We drove up into Perugia and walked ever upward. Perugia, population 170,000, is the capital of Umbria. It is a majestic, handsome and wealthy city with trendy boutiques, upscale cafes, and grandiose architecture. A university city, it has a 30,000+ student population.
It was a cold 54°F and it started raining so we dropped into a pizzeria called ristorante ferrari where we shared umbricelli pasta with bacon and fava beans with pecorino cheese, accompanied by two glasses of red wine. I picked all the bacon out of my pasta and gave it to Mike. It was a nice cozy place to get out of the cold and rain for a while, with its brick barrel-vaulted room, like an old wine cellar. Bottles of wine for offer were everywhere in the regions of Umbria and Tuscany.

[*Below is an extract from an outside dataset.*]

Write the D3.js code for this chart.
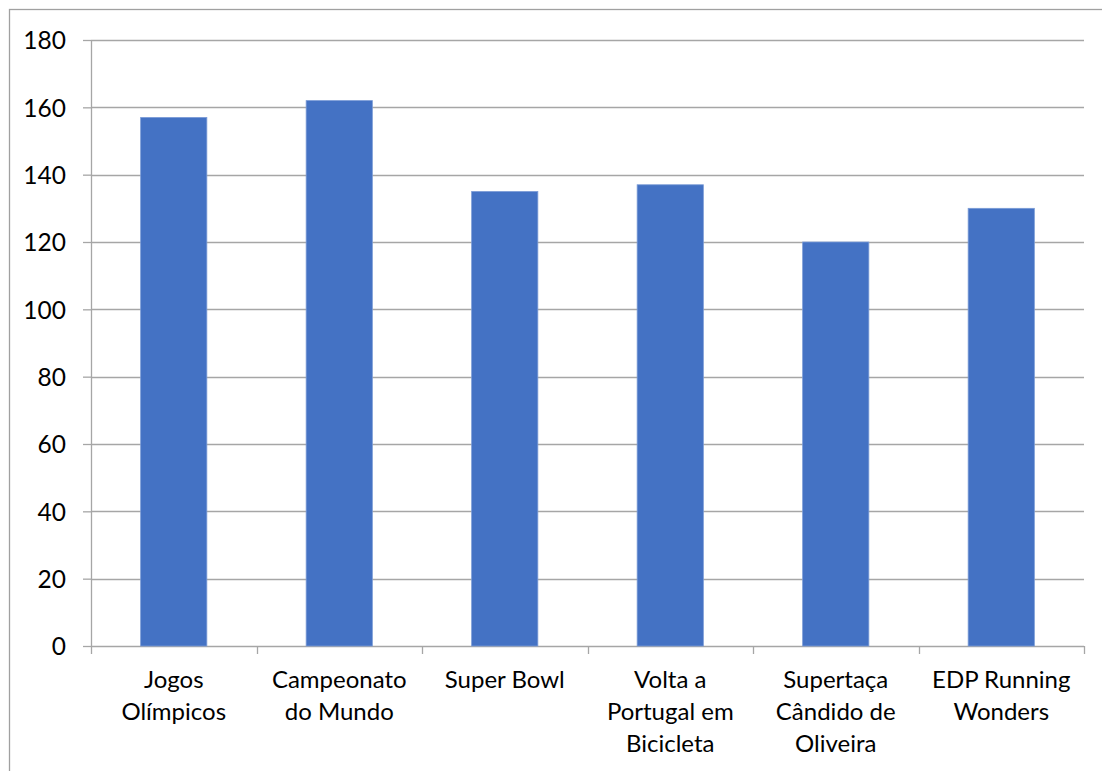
<!DOCTYPE html>
<html>
<head>
<meta charset="utf-8">
<script src="https://cdn.jsdelivr.net/npm/d3@7.9.0/dist/d3.min.js"></script>
<style>
  html, body { margin: 0; padding: 0; background: #fff; }
  svg { display: block; }
  text { font-family: Lato, "Open Sans", sans-serif; fill: #000; }
</style>
</head>
<body>
<div id="chart"></div>
<script>
const categories = [
  ["Jogos", "Olímpicos"],
  ["Campeonato", "do Mundo"],
  ["Super Bowl"],
  ["Volta a", "Portugal em", "Bicicleta"],
  ["Supertaça", "Cândido de", "Oliveira"],
  ["EDP Running", "Wonders"]
];
const values = [157, 162, 135, 137, 120, 130];
const yTicks = [0, 20, 40, 60, 80, 100, 120, 140, 160, 180];

const width = 1102;
const height = 771;
const area = { left: 91, right: 1084, top: 40, bottom: 646 };

const svg = d3.select("#chart")
  .append("svg")
  .attr("width", width)
  .attr("height", height);

// outer chart frame (only left and top visible in the picture)
svg.append("rect")
  .attr("x", 9.5)
  .attr("y", 9.5)
  .attr("width", width + 20)
  .attr("height", height + 20)
  .attr("fill", "none")
  .attr("stroke", "#a0a0a0")
  .attr("stroke-width", 1.3);

const labels = categories.map(d => d.join(" "));

const x = d3.scaleBand()
  .domain(labels)
  .range([area.left, area.right])
  .paddingInner(0.6)
  .paddingOuter(0.3);

const y = d3.scaleLinear()
  .domain([0, 180])
  .range([area.bottom, area.top]);

// y axis ticks and labels
const yAxis = svg.append("g")
  .attr("transform", `translate(${area.left},0)`)
  .call(d3.axisLeft(y).tickValues(yTicks).tickSize(8).tickPadding(17)
    .tickFormat(d3.format("d")));
yAxis.select(".domain").remove();
yAxis.selectAll(".tick line").attr("stroke", "#a6a6a6").attr("stroke-width", 1.3);
yAxis.selectAll(".tick text").style("font-size", "24.5px").attr("dy", "0.36em");

// gridlines
svg.append("g")
  .selectAll("line")
  .data(yTicks)
  .join("line")
  .attr("x1", area.left)
  .attr("x2", area.right)
  .attr("y1", d => Math.round(y(d)) + 0.5)
  .attr("y2", d => Math.round(y(d)) + 0.5)
  .attr("stroke", "#a6a6a6")
  .attr("stroke-width", 1.3);

// vertical axis line
svg.append("line")
  .attr("x1", area.left + 0.5)
  .attr("x2", area.left + 0.5)
  .attr("y1", area.top)
  .attr("y2", area.bottom)
  .attr("stroke", "#a6a6a6")
  .attr("stroke-width", 1.3);

// bars
svg.append("g")
  .selectAll("rect")
  .data(values)
  .join("rect")
  .attr("x", (d, i) => x(labels[i]))
  .attr("y", d => y(d))
  .attr("width", x.bandwidth())
  .attr("height", d => y(0) - y(d))
  .attr("fill", "#4472c4")
  .attr("stroke", "#7a9bd6")
  .attr("stroke-width", 0.8);

// category tick marks at band boundaries
const step = x.step();
const bounds = labels.map(l => x(l) - step * x.paddingInner() / 2)
  .concat([area.right]);
svg.append("g")
  .selectAll("line")
  .data(bounds)
  .join("line")
  .attr("x1", d => Math.round(d) + 0.5)
  .attr("x2", d => Math.round(d) + 0.5)
  .attr("y1", area.bottom)
  .attr("y2", area.bottom + 8)
  .attr("stroke", "#a6a6a6")
  .attr("stroke-width", 1.3);

// category labels
const catText = svg.append("g")
  .selectAll("text")
  .data(categories)
  .join("text")
  .attr("text-anchor", "middle")
  .style("font-size", "24px")
  .attr("transform", (d, i) => `translate(${x(labels[i]) + x.bandwidth() / 2},${area.bottom + 42})`);
catText.selectAll("tspan")
  .data(d => d)
  .join("tspan")
  .attr("x", 0)
  .attr("y", (d, i) => i * 32)
  .text(d => d);
</script>
</body>
</html>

We went into the Duomo, Cattedrale di San Lorenzo, which overlooks Piazza IV Novembre. The version seen today was begun in 1345 and building continued until 1587, although the main facade was never completed.
The Cathedral apparently has the Virgin Mary’s wedding ring, which was stolen by the Perugians in 1488 from the nearby town of Chiusi, according to Essential Italy: Fodor’s Travel. The Virgin’s ring is kept high up — under 15 locks — in a red-curtained vault to the left of the entrance. It is shown to the public on July 30 (the day it was brought to Perugia) and the second-to-last Sunday in January (Mary’s wedding day), according to Fodor’s.
In the chapel, reserved for prayer, I snapped some photos as no one was using it. I got reprimanded by a man who motioned for me to delete the photos. I deleted one but not all.
Outside the Duomo is the elaborate pink-and-white marble Fontana Maggiore, the centerpiece of Piazza IV Novembre, which dates from 1278. It is adorned with scenes from the Old Testament, zodiac figures, a griffin, a lion, and symbols of the seven “liberal arts.”
The Palazzo dei Priori is a historic Gothic palace, constructed between the 13th and 14th centuries, that was the seat of the priori (“first citizens”). This magistrature was established in Perugia in 1303. It is striking with its tripartite windows, ornamental portal and crenellations. Now it houses the city’s main art gallery, the Galleria Nazionale dell’Umbria, the Nobile Collegio del Cambio, the Nobile Collegio della Mercanzia, and the Sala dei Notari.
We stopped for a little chocolate treat so I could use the bathroom after drinking all that wine and sparkling water. 🙂
We dipped into DeSigual for what turned out to be a shopping spree. I got two cute shirts, one funky jean jacket with a patchwork of various fabrics, and a scarf. The saleswoman was very creative and had great suggestions, so I ended up buying more than I would have on my own. Mike was encouraging the whole thing, and sat watching on a stool as I tried things on.
We walked around the edge of the wall for views into the valley.
We returned to our apartment for wine then we decided to go to the PAM Superstore and get breakfast groceries: yogurt, bananas, strawberries, crackers, prosciutto, orange juice, and more.
After asking, “Dov’è il ristorante più vicino?” (where is the nearest restaurant?), we went out to dinner at Al Battibecco ristorante / pizzeria. It was a family place with a vast interior, a grass playground outside, and tables covered in checkered tablecloths.
Whole families were eating huge plates of breaded fish. We wondered if it was a regional specialty, but no one spoke English enough to tell us.
They brought us two glasses of prosecco, and we also had two glasses of wine. Mike ordered a kind of caci e pepe and I had imbrecciata, an Umbrian soup of beans and grains, delicately flavored with local herbs.
We also had a dessert of vanilla pudding with cherries served in a jar. Our waitress was a goofy face-making waitress who spoke no English, but she was very friendly.
The next day, we would explore Assisi and Spello.